There was a motion filed and served by mail for leave to file this counterclaim on August 3, 1951. Plaintiffs' counsel left his offices in San Francisco on the week end August 4th and utilized August 6th and 7th preparing for trial on the 8th. His first knowledge of the notice was on the 8th when the motion was made.
A motion must be noticed at least 10 days before the hearing where the attorney served has his office outside the county in which the court is held. (Code Civ. Proc. § 1005.) In the instant case the foregoing rule was not complied with.  In addition a party should not be permitted an amendment that raises a new cause of action or a new defense. (Le Cyr v. Dow, 30 Cal. App. 2d 457, 462  [86 P.2d 900].)

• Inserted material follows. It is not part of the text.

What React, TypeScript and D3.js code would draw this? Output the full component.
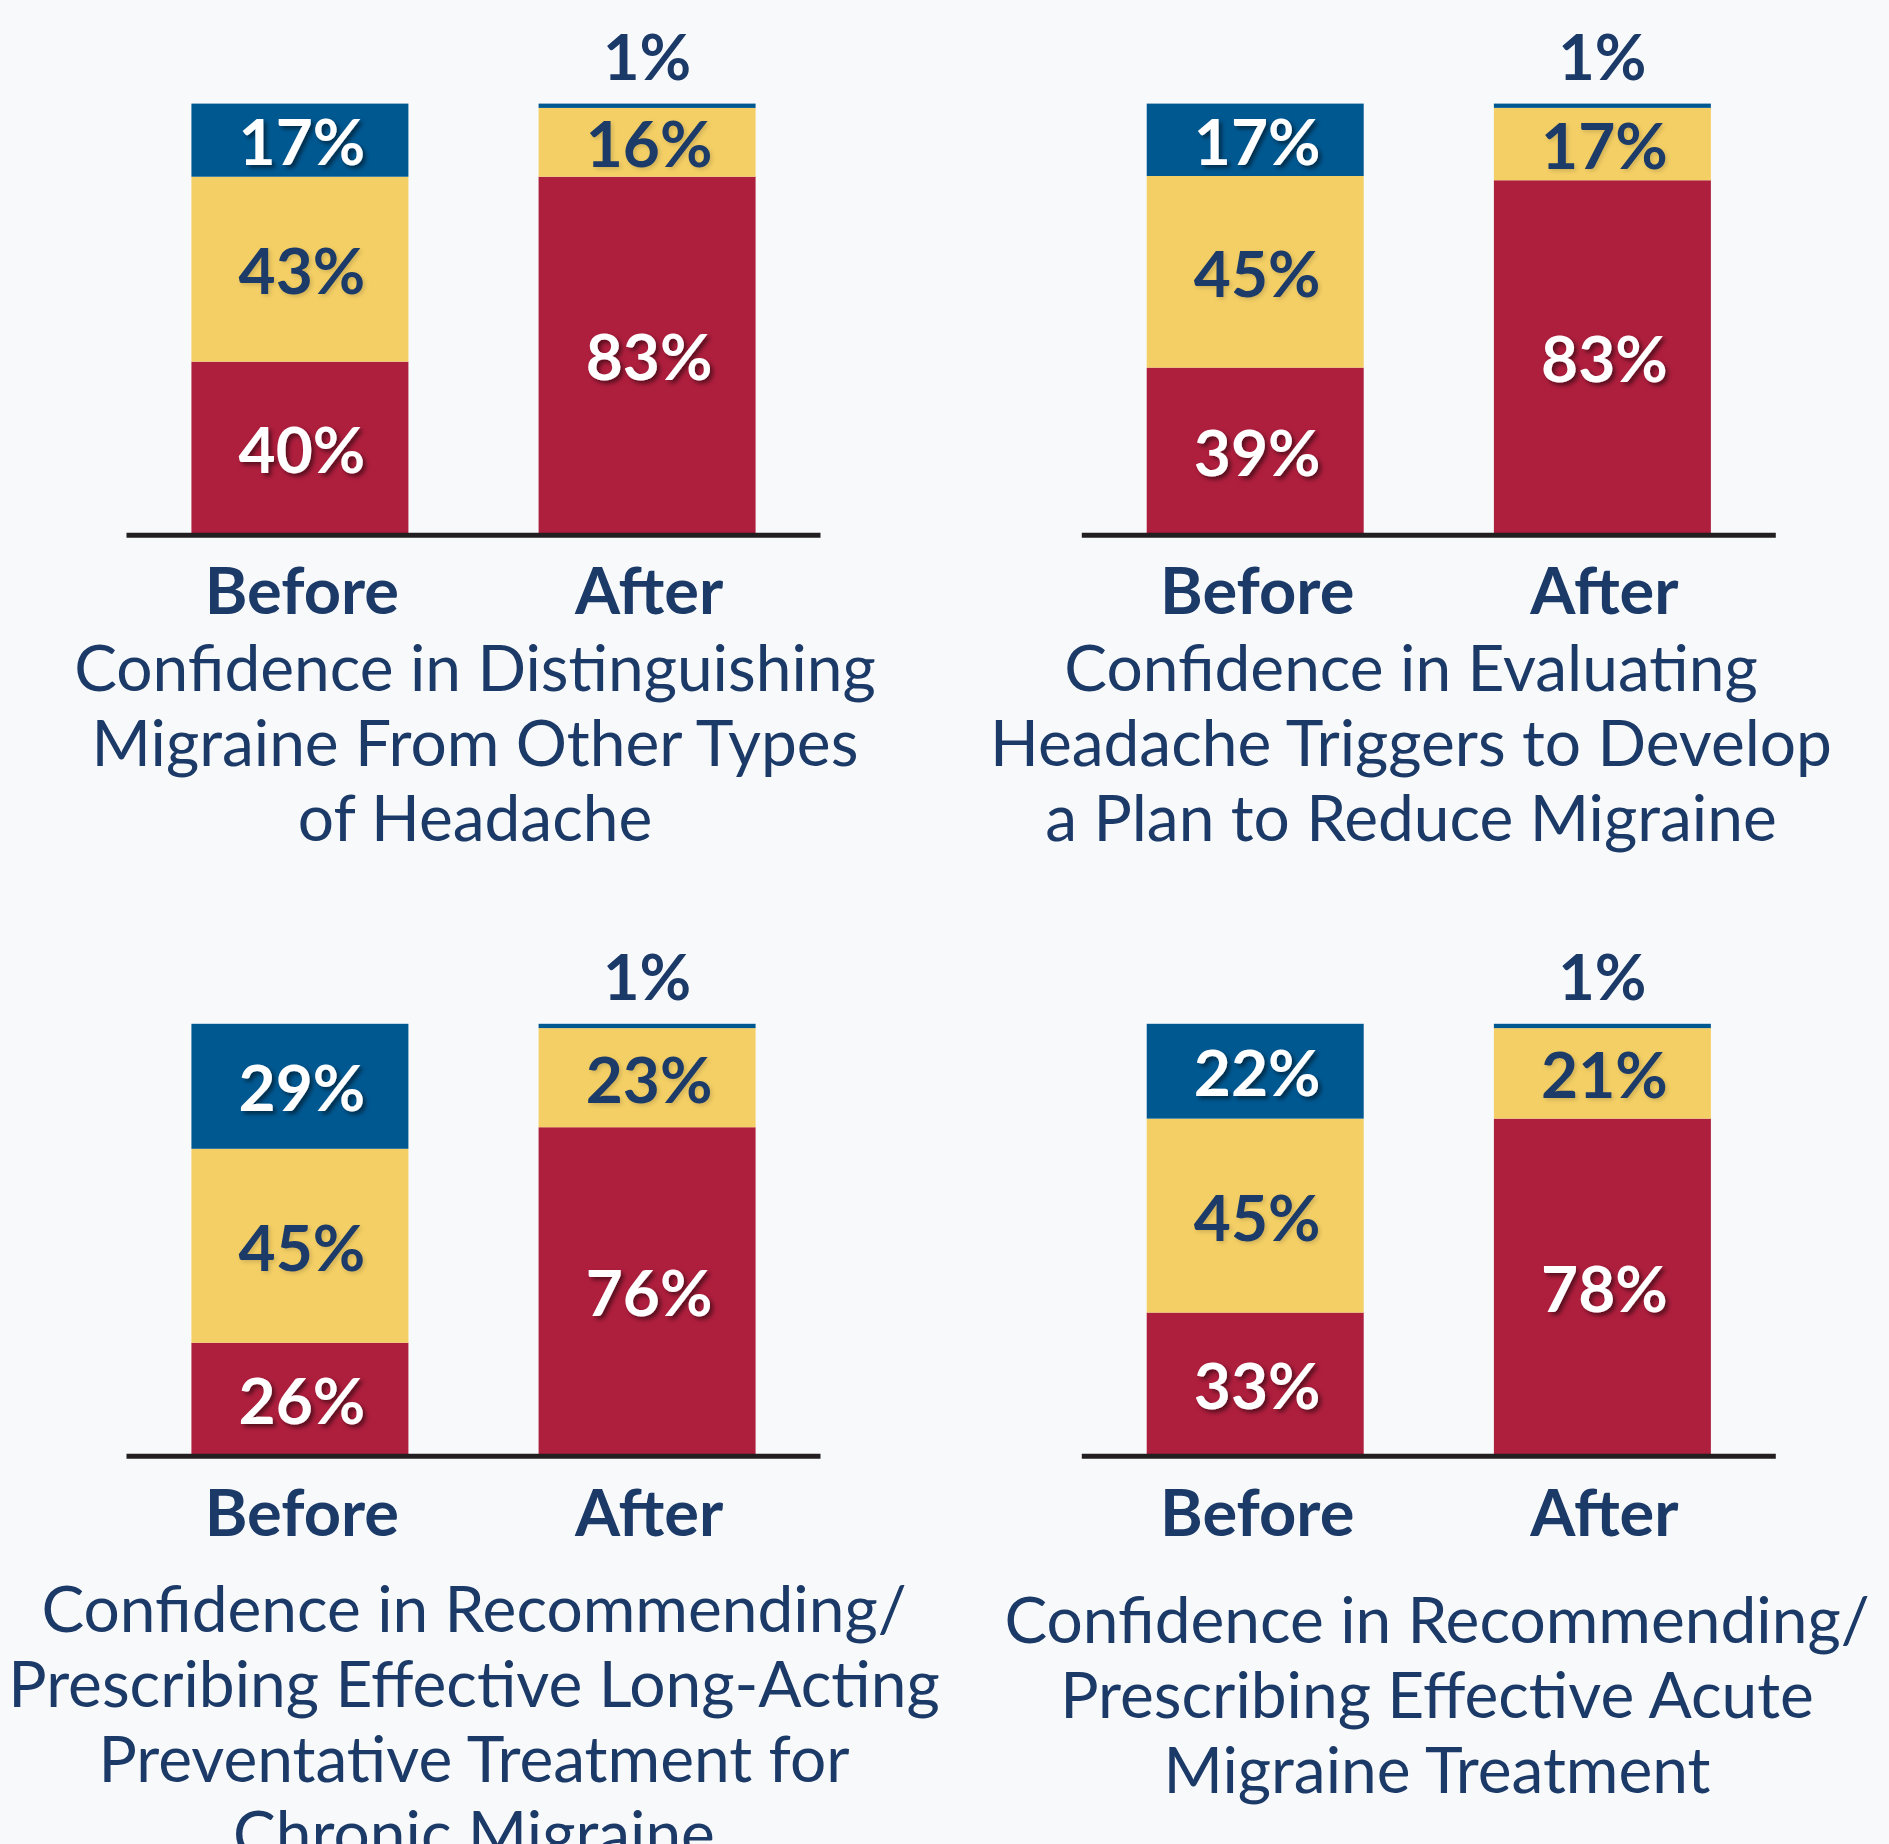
import React from "react";
import * as d3 from "d3";

// ---- data ----
const periods = ["Before", "After"];
const segmentKeys = ["red", "yellow", "blue"]; // stacked bottom -> top

const beforeRed = [40, 39, 26, 33];
const beforeYellow = [43, 45, 45, 45];
const beforeBlue = [17, 17, 29, 22];
const afterRed = [83, 83, 76, 78];
const afterYellow = [16, 17, 23, 21];
const afterBlue = [1, 1, 1, 1];

const panelTitles = [
  ["Confidence in Distinguishing", "Migraine From Other Types", "of Headache"],
  ["Confidence in Evaluating", "Headache Triggers to Develop", "a Plan to Reduce Migraine"],
  ["Confidence in Recommending/", "Prescribing Effective Long-Acting", "Preventative Treatment for", "Chronic Migraine"],
  ["Confidence in Recommending/", "Prescribing Effective Acute", "Migraine Treatment"],
];

// ---- style ----
const W = 1889;
const H = 1844;
const COLORS: Record<string, string> = { red: "#AE1E3D", yellow: "#F4CF65", blue: "#005891" };
const LABEL_COLORS: Record<string, string> = { red: "#FFFFFF", yellow: "#1B3A67", blue: "#FFFFFF" };
const NAVY = "#1B3A67";
const FONT = "Lato, 'Open Sans', sans-serif";

const panels = [
  { x0: 126.5, baseline: 533.7, top: 103.6, titleX: 475, titleY: 691, catY: 614 },
  { x0: 1081.8, baseline: 533.7, top: 103.6, titleX: 1411, titleY: 691, catY: 614 },
  { x0: 126.5, baseline: 1454.8, top: 1023.8, titleX: 474, titleY: 1632, catY: 1536 },
  { x0: 1081.8, baseline: 1454.8, top: 1023.8, titleX: 1437, titleY: 1643, catY: 1536 },
];
const PANEL_W = 694;

function Panel({ idx }: { idx: number }) {
  const p = panels[idx];
  const x = d3
    .scaleBand<string>()
    .domain(periods)
    .range([p.x0, p.x0 + PANEL_W])
    .paddingInner(0.375)
    .paddingOuter(0.187);

  const rows = [
    { period: "Before", red: beforeRed[idx], yellow: beforeYellow[idx], blue: beforeBlue[idx] },
    { period: "After", red: afterRed[idx], yellow: afterYellow[idx], blue: afterBlue[idx] },
  ];

  return (
    <g>
      {rows.map((row) => {
        const total = d3.sum(segmentKeys, (k) => (row as any)[k] as number);
        const y = d3.scaleLinear().domain([0, total]).range([p.baseline, p.top]);
        const stack = d3.stack<any>().keys(segmentKeys)([row]);
        const bx = x(row.period)!;
        const bw = x.bandwidth();
        const cx = bx + bw / 2;
        return (
          <g key={row.period}>
            {stack.map((s) => {
              const d = s[0];
              return (
                <rect
                  key={s.key}
                  x={bx}
                  y={y(d[1])}
                  width={bw}
                  height={y(d[0]) - y(d[1])}
                  fill={COLORS[s.key]}
                />
              );
            })}
            {stack.map((s) => {
              const d = s[0];
              const v = d[1] - d[0];
              const small = y(d[0]) - y(d[1]) < 50;
              if (small) {
                return (
                  <text
                    key={s.key + "l"}
                    x={cx}
                    y={y(d[1]) - 24}
                    textAnchor="middle"
                    fontFamily={FONT}
                    fontWeight={700}
                    fontSize={63}
                    fill={NAVY}
                  >
                    {v + "%"}
                  </text>
                );
              }
              return (
                <text
                  key={s.key + "l"}
                  x={cx + 2}
                  y={(y(d[0]) + y(d[1])) / 2 + 25}
                  textAnchor="middle"
                  fontFamily={FONT}
                  fontWeight={700}
                  fontSize={64}
                  fill={LABEL_COLORS[s.key]}
                  filter={s.key === "yellow" ? "url(#shadowSoft)" : "url(#shadow)"}
                >
                  {v + "%"}
                </text>
              );
            })}
            <text
              x={cx + 2}
              y={p.catY}
              textAnchor="middle"
              fontFamily={FONT}
              fontWeight={700}
              fontSize={65}
              fill={NAVY}
            >
              {row.period}
            </text>
          </g>
        );
      })}
      <line
        x1={p.x0}
        x2={p.x0 + PANEL_W}
        y1={p.baseline + 1.5}
        y2={p.baseline + 1.5}
        stroke="#231F20"
        strokeWidth={5}
      />
      {panelTitles[idx].map((line, i) => (
        <text
          key={i}
          x={p.titleX}
          y={p.titleY + i * 75}
          textAnchor="middle"
          fontFamily={FONT}
          fontWeight={400}
          fontSize={64}
          fill={NAVY}
        >
          {line}
        </text>
      ))}
    </g>
  );
}

export default function App() {
  return (
    <svg
      width={W}
      height={H}
      viewBox={`0 0 ${W} ${H}`}
      style={{ position: "absolute", left: 0, top: 0, display: "block" }}
    >
      <defs>
        <filter id="shadow" x="-20%" y="-20%" width="140%" height="150%">
          <feDropShadow dx={3} dy={3} stdDeviation={2} floodColor="#000000" floodOpacity={0.5} />
        </filter>
        <filter id="shadowSoft" x="-20%" y="-20%" width="140%" height="150%">
          <feDropShadow dx={2} dy={2} stdDeviation={2} floodColor="#000000" floodOpacity={0.15} />
        </filter>
      </defs>
      <rect x={0} y={0} width={W} height={H} fill="#F8F9FA" />
      {panels.map((_, i) => (
        <Panel key={i} idx={i} />
      ))}
    </svg>
  );
}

 It is likewise settled that the granting or denial of an amendment to a pleading at the time of trial rests in the sound discretion of the trial judge, which discretion will not be interfered with on appeal in the absence of a showing of its abuse. (Willson v. Turner Resilient Floors, 89 Cal. App. 2d 589, 601  [201 P.2d 406].) In the instant case defendants at the time of trial endeavored to inject new issues into the cause. Therefore there is no showing of an abuse of discretion by the trial court and its ruling is binding on this court.
Moore, P. J., concurred.
Mr. Justice Fox, deeming himself disqualified, does not participate in the foregoing opinion.